I've bitten off a big hunk (for my income) of debt and ordered an exposing unit from Bostick and Sullivan.  I can't wait to print on a foggy day. :lmao:


----------



## Jeremy Lim (Oct 24, 2008)

Well worth it though, I'm sure.  Does southern California have a lot of fog, though?  I'll be down in that area during Christmas.  Any favorite shot spots?


----------



## windrivermaiden (Oct 24, 2008)

I live with in a half mile of the coast...we have hills that trap the sea air and give us days and days of heavy fog while only a mile inland is having the classic California sunshine...,

I like anywhere in Laguna...Heisler park, Main beach park, Montage, Salt Creek...ok that is technically in Dana Point or Laguna Niguel...Crystal Cove State park.

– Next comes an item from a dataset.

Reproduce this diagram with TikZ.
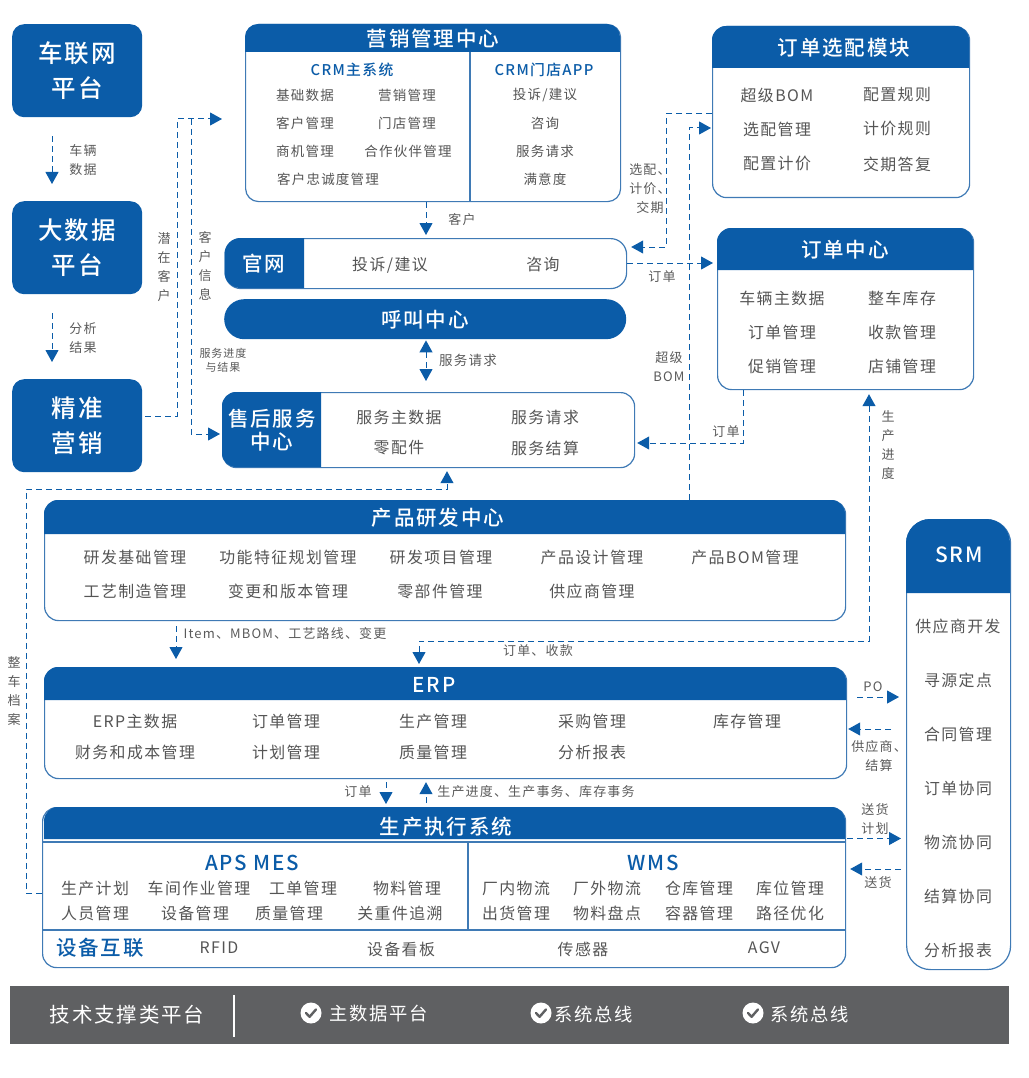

For points further inland...Tustin, Santiago Oaks Regional Park, Irvine park... Old Town Orange. Even further inland...Mission Inn area in Riverside. The list is endless...


----------



## Jeremy Lim (Oct 25, 2008)

That's so awesome, thanks for the recommendations!

I'd love to see the fog.  If only I had a wide-angle ...


----------